Cluedo (or Clue as it's known in countries that haven't got one) is one of my favourite board games. It's replayable, it involves deduction, there's a bit of luck and it has good interaction. My only complaint about the set that we had when I was growing up is that Mrs Peacock could get into a room with a roll of one less than all the other characters needed to roll to get into a room.

A few years ago, Waddington brought out a new version of the game called Super Cluedo Challenge. It's an abomination. The beauty of the original gameplay is swamped by some half-baked idea of having colour-coded corners on the cards and a more-is-better attitude to characters and weapons. The extra information available means much less thinking is needed to win and luck plays a much greater role. Some secondary system involving numbered tokens and a list of "super clues" add to the misery. The whole thing has a feel of imagination-paucity about it, as if the publisher went with the least-bad ideas that the revision committee concocted.

The rooms have movement within them and there are secret passages everywhere. There's an outside, with associated items of garden furniture (sundial, birdbath, that kind of thing).

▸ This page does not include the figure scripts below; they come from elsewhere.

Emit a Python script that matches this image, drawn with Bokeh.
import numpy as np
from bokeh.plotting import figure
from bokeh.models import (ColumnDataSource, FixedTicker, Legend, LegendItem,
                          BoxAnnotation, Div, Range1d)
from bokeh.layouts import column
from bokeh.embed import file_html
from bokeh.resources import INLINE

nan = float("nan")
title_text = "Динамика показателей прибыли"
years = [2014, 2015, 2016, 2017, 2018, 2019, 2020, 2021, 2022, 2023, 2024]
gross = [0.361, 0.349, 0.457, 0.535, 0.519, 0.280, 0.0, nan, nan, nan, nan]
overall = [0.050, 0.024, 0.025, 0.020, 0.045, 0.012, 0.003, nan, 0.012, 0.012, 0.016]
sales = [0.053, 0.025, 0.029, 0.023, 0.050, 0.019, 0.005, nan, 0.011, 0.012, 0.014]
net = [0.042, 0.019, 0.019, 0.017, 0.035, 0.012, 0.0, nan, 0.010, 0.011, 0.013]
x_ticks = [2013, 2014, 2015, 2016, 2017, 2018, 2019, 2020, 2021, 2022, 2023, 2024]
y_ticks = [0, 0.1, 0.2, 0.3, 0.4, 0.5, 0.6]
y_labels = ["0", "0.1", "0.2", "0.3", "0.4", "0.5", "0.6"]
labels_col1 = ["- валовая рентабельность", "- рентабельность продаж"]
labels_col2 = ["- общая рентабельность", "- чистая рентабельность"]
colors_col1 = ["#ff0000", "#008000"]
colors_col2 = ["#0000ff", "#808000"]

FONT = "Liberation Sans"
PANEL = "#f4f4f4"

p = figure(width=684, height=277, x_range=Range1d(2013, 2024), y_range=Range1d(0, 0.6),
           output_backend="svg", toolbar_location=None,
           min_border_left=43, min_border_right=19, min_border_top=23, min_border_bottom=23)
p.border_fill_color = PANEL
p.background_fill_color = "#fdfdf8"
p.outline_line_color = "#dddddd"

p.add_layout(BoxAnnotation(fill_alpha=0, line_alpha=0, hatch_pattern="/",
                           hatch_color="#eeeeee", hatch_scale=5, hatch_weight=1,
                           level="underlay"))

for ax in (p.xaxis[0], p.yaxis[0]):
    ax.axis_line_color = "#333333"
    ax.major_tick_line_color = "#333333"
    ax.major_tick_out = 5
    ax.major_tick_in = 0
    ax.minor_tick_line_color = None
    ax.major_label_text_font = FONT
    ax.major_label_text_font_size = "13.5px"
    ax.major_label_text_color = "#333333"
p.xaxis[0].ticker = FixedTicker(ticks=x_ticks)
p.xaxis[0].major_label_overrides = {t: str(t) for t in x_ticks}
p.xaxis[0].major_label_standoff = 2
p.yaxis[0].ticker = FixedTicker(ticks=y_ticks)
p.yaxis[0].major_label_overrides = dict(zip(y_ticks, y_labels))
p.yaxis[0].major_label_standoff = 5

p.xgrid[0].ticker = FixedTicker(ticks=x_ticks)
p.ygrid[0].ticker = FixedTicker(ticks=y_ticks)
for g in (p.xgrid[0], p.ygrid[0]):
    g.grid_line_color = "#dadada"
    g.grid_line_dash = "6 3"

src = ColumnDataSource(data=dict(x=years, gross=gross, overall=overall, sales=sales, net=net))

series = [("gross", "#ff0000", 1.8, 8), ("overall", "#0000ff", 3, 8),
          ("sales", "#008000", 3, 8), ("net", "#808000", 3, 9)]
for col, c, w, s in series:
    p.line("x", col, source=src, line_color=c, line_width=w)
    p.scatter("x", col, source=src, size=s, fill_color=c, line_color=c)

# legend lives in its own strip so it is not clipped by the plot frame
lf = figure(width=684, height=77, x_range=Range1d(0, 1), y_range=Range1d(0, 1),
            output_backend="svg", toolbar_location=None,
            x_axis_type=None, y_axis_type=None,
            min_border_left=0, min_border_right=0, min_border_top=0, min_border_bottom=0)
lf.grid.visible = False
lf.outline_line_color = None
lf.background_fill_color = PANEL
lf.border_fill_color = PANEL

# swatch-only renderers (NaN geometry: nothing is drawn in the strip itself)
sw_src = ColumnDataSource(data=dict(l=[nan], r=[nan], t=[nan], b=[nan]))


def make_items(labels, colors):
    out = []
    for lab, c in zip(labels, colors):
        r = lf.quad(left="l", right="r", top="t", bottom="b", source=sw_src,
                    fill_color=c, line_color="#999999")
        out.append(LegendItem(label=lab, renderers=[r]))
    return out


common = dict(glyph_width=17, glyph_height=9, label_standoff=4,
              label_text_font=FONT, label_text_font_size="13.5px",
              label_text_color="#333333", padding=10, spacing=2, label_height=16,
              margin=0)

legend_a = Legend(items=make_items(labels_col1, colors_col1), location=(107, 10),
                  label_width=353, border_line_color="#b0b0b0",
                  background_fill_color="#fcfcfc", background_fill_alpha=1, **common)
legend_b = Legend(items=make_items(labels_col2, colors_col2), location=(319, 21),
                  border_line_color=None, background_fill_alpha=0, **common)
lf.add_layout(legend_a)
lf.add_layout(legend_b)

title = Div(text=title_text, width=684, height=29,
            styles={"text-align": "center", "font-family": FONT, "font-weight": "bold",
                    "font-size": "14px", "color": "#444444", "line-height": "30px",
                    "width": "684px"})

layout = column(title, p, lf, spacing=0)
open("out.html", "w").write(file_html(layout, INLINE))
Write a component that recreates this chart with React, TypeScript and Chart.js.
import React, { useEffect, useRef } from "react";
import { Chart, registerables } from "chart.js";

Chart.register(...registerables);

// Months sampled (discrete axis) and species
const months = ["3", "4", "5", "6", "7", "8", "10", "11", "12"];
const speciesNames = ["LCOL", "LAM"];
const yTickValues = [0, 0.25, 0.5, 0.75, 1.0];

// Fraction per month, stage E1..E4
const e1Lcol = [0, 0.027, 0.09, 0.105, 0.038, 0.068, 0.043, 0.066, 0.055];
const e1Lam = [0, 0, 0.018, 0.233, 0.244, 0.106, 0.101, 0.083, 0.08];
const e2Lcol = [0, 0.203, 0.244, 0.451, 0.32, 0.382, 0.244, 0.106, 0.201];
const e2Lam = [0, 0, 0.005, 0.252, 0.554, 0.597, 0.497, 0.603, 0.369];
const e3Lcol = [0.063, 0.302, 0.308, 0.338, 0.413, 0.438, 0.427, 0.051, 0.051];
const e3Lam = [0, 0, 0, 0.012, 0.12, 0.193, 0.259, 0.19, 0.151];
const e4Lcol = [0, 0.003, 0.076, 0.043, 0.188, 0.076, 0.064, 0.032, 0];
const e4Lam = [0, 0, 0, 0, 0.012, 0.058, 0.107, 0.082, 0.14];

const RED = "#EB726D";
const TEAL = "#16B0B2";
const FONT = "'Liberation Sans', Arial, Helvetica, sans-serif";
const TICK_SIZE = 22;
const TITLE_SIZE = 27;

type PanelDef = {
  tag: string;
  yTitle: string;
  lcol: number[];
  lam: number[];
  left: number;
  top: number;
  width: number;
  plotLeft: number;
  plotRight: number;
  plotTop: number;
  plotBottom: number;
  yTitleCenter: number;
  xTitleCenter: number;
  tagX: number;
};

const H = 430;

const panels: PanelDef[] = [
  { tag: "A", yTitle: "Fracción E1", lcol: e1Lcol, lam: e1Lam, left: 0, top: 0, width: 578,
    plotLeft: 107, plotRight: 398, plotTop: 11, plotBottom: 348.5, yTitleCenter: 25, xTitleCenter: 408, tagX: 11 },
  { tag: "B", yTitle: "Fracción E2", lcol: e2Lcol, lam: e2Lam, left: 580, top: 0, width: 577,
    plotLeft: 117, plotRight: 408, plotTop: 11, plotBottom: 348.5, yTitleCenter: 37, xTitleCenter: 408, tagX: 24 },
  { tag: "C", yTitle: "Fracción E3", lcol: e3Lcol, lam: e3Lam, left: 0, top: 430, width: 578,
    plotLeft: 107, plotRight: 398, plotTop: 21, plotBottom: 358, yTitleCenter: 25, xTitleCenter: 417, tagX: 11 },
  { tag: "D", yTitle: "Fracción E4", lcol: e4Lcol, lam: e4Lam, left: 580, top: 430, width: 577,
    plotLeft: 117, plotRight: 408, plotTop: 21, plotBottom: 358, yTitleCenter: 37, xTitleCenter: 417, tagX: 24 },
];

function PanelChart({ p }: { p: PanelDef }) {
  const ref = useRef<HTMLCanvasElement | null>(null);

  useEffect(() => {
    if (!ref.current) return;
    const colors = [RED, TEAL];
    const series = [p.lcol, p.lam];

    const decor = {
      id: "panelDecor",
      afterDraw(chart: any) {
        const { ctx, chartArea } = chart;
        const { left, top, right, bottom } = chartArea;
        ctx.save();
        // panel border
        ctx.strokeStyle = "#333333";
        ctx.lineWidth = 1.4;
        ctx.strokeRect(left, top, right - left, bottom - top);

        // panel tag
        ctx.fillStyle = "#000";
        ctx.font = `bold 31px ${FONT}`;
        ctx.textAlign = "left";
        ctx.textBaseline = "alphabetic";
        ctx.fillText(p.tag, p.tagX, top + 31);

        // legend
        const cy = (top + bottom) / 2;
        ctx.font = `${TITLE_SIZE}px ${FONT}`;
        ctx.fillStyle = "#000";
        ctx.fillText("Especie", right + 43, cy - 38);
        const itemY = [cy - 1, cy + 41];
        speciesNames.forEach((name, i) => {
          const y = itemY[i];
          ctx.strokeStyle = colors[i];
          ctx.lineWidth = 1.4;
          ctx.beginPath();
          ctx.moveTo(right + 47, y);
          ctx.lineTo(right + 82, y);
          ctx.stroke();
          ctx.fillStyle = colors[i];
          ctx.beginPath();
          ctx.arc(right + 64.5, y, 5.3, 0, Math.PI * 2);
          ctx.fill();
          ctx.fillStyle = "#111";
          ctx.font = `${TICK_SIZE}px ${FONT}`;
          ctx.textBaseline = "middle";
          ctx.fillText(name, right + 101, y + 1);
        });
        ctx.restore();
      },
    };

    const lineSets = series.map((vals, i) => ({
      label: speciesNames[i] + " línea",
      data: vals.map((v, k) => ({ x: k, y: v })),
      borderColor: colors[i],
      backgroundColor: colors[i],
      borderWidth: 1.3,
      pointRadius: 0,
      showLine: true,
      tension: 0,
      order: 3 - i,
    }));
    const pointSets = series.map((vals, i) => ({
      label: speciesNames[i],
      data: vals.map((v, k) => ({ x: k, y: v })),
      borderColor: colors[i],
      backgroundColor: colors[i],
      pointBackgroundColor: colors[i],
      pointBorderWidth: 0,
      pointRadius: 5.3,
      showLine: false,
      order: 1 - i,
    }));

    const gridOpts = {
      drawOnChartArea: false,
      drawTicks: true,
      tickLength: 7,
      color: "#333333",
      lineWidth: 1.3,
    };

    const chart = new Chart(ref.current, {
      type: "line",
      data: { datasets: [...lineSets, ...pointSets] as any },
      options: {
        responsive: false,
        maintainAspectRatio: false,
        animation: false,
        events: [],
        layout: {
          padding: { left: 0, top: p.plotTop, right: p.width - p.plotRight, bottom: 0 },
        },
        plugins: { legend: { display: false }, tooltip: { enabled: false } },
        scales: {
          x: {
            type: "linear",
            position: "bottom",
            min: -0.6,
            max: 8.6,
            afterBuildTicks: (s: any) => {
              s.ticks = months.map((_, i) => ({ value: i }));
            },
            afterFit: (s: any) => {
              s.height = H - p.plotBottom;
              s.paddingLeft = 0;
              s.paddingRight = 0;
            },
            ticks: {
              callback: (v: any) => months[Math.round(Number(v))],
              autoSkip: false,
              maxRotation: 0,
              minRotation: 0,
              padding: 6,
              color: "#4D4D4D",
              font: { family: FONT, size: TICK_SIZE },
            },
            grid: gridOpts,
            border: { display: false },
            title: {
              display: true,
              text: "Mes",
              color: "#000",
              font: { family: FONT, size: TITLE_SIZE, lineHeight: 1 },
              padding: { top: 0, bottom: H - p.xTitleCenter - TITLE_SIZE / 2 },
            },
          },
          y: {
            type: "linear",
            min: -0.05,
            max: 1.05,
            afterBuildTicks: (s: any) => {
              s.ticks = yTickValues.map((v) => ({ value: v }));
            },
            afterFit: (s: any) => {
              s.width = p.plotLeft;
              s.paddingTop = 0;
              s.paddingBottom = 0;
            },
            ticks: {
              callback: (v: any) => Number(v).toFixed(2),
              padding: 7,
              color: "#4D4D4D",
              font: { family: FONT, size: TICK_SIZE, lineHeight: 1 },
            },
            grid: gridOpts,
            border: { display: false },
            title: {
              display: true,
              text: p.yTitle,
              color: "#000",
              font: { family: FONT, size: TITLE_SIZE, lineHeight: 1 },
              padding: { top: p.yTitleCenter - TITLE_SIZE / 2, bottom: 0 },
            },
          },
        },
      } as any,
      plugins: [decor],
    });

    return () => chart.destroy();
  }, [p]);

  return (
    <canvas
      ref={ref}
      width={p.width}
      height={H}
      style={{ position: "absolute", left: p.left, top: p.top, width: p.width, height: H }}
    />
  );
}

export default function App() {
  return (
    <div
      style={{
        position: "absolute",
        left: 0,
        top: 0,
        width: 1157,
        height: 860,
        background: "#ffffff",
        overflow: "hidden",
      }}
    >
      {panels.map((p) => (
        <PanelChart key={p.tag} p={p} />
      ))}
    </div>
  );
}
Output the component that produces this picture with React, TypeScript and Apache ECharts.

It's as if the developers made changes that sounded as if they might be good therefore must be good; any kind of earnest playtesting would have exposed the problem.

I suppose Waddington could claim the strategy worked, in that people like me did actually buy Super Cluedo Challenge, but it put me off the idea of buying any other "improvements" to games from the same company.

The pieces for the characters are quite nice, at least at a distance; I'll concede that. The only thing that has stopped me from donating the game to a charity shop, though, is the fact that it could conceivably be used to play original Cluedo. Even that may not save it.

It's a classic game ruined in a classic way: gameplay-design ignorance.